▽
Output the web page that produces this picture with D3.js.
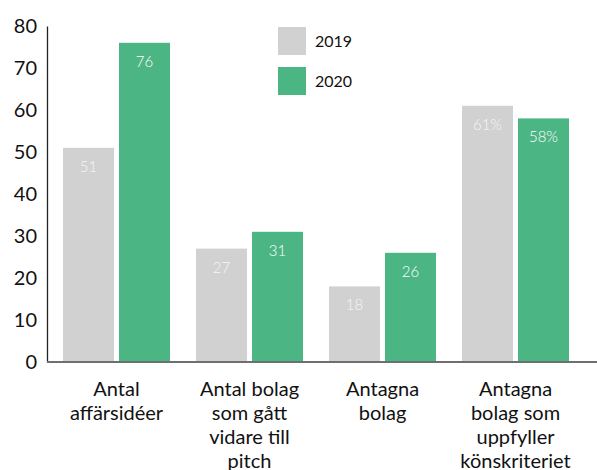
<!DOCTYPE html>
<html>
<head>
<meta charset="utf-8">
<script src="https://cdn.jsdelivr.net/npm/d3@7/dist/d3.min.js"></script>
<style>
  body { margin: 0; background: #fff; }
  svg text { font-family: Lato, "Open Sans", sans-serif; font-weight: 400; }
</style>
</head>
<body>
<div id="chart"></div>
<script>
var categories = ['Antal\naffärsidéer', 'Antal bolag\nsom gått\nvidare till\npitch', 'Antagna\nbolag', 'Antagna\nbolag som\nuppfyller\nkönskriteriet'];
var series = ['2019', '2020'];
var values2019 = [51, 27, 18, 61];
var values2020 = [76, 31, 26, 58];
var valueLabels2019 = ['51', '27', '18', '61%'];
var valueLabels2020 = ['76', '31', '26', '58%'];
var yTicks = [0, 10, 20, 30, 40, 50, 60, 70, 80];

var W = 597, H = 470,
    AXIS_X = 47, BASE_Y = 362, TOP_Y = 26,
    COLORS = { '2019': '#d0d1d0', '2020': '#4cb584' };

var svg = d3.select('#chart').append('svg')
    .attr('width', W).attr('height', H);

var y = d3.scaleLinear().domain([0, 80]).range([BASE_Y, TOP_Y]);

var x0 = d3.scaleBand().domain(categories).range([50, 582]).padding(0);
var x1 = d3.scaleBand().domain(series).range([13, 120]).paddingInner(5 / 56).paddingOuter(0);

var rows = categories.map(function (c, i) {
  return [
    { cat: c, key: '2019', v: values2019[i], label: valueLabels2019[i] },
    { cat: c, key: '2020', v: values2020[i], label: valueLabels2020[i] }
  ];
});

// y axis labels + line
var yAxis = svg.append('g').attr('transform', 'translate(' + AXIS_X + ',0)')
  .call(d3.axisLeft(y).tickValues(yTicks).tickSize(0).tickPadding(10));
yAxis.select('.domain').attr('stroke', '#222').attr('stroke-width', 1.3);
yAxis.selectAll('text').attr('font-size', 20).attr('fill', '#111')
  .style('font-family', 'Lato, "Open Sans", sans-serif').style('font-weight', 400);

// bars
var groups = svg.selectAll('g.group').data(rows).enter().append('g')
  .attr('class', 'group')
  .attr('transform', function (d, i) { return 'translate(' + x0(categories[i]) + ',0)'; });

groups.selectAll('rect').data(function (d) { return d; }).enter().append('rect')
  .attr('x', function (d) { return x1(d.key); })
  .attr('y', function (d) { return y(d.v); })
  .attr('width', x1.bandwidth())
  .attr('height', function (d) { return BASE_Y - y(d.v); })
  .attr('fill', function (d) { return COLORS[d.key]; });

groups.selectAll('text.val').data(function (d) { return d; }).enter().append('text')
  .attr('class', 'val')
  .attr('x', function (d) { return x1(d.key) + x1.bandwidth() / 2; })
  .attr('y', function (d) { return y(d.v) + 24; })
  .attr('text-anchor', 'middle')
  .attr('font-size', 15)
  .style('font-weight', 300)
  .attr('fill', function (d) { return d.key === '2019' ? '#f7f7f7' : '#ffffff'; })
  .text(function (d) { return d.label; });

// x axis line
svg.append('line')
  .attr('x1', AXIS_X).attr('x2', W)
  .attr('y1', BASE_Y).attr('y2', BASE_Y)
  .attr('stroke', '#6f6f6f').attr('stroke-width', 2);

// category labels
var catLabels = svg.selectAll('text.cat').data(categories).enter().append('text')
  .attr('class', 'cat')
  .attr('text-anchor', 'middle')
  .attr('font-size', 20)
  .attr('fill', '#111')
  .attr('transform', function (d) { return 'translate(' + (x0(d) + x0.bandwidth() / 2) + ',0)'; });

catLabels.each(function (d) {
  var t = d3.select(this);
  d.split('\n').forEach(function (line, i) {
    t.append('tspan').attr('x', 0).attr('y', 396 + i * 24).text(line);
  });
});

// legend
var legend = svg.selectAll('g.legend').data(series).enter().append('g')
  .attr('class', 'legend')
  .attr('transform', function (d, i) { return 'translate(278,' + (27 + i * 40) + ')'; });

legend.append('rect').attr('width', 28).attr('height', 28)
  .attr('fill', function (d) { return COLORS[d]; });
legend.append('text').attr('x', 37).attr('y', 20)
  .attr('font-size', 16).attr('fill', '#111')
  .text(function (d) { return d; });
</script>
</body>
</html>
△
• **Task to carry out**:
Your copy of the data above should match it exactly, except that pictures are left out.

• **Output**:
Output the web page that produces this picture with D3.js.
<!DOCTYPE html>
<html>
<head>
<meta charset="utf-8">
<script src="https://cdn.jsdelivr.net/npm/d3@7/dist/d3.min.js"></script>
<style>
  body { margin: 0; background: #fff; }
  svg text { font-family: Lato, "Open Sans", sans-serif; font-weight: 400; }
</style>
</head>
<body>
<div id="chart"></div>
<script>
var categories = ['Antal\naffärsidéer', 'Antal bolag\nsom gått\nvidare till\npitch', 'Antagna\nbolag', 'Antagna\nbolag som\nuppfyller\nkönskriteriet'];
var series = ['2019', '2020'];
var values2019 = [51, 27, 18, 61];
var values2020 = [76, 31, 26, 58];
var valueLabels2019 = ['51', '27', '18', '61%'];
var valueLabels2020 = ['76', '31', '26', '58%'];
var yTicks = [0, 10, 20, 30, 40, 50, 60, 70, 80];

var W = 597, H = 470,
    AXIS_X = 47, BASE_Y = 362, TOP_Y = 26,
    COLORS = { '2019': '#d0d1d0', '2020': '#4cb584' };

var svg = d3.select('#chart').append('svg')
    .attr('width', W).attr('height', H);

var y = d3.scaleLinear().domain([0, 80]).range([BASE_Y, TOP_Y]);

var x0 = d3.scaleBand().domain(categories).range([50, 582]).padding(0);
var x1 = d3.scaleBand().domain(series).range([13, 120]).paddingInner(5 / 56).paddingOuter(0);

var rows = categories.map(function (c, i) {
  return [
    { cat: c, key: '2019', v: values2019[i], label: valueLabels2019[i] },
    { cat: c, key: '2020', v: values2020[i], label: valueLabels2020[i] }
  ];
});

// y axis labels + line
var yAxis = svg.append('g').attr('transform', 'translate(' + AXIS_X + ',0)')
  .call(d3.axisLeft(y).tickValues(yTicks).tickSize(0).tickPadding(10));
yAxis.select('.domain').attr('stroke', '#222').attr('stroke-width', 1.3);
yAxis.selectAll('text').attr('font-size', 20).attr('fill', '#111')
  .style('font-family', 'Lato, "Open Sans", sans-serif').style('font-weight', 400);

// bars
var groups = svg.selectAll('g.group').data(rows).enter().append('g')
  .attr('class', 'group')
  .attr('transform', function (d, i) { return 'translate(' + x0(categories[i]) + ',0)'; });

groups.selectAll('rect').data(function (d) { return d; }).enter().append('rect')
  .attr('x', function (d) { return x1(d.key); })
  .attr('y', function (d) { return y(d.v); })
  .attr('width', x1.bandwidth())
  .attr('height', function (d) { return BASE_Y - y(d.v); })
  .attr('fill', function (d) { return COLORS[d.key]; });

groups.selectAll('text.val').data(function (d) { return d; }).enter().append('text')
  .attr('class', 'val')
  .attr('x', function (d) { return x1(d.key) + x1.bandwidth() / 2; })
  .attr('y', function (d) { return y(d.v) + 24; })
  .attr('text-anchor', 'middle')
  .attr('font-size', 15)
  .style('font-weight', 300)
  .attr('fill', function (d) { return d.key === '2019' ? '#f7f7f7' : '#ffffff'; })
  .text(function (d) { return d.label; });

// x axis line
svg.append('line')
  .attr('x1', AXIS_X).attr('x2', W)
  .attr('y1', BASE_Y).attr('y2', BASE_Y)
  .attr('stroke', '#6f6f6f').attr('stroke-width', 2);

// category labels
var catLabels = svg.selectAll('text.cat').data(categories).enter().append('text')
  .attr('class', 'cat')
  .attr('text-anchor', 'middle')
  .attr('font-size', 20)
  .attr('fill', '#111')
  .attr('transform', function (d) { return 'translate(' + (x0(d) + x0.bandwidth() / 2) + ',0)'; });

catLabels.each(function (d) {
  var t = d3.select(this);
  d.split('\n').forEach(function (line, i) {
    t.append('tspan').attr('x', 0).attr('y', 396 + i * 24).text(line);
  });
});

// legend
var legend = svg.selectAll('g.legend').data(series).enter().append('g')
  .attr('class', 'legend')
  .attr('transform', function (d, i) { return 'translate(278,' + (27 + i * 40) + ')'; });

legend.append('rect').attr('width', 28).attr('height', 28)
  .attr('fill', function (d) { return COLORS[d]; });
legend.append('text').attr('x', 37).attr('y', 20)
  .attr('font-size', 16).attr('fill', '#111')
  .text(function (d) { return d; });
</script>
</body>
</html>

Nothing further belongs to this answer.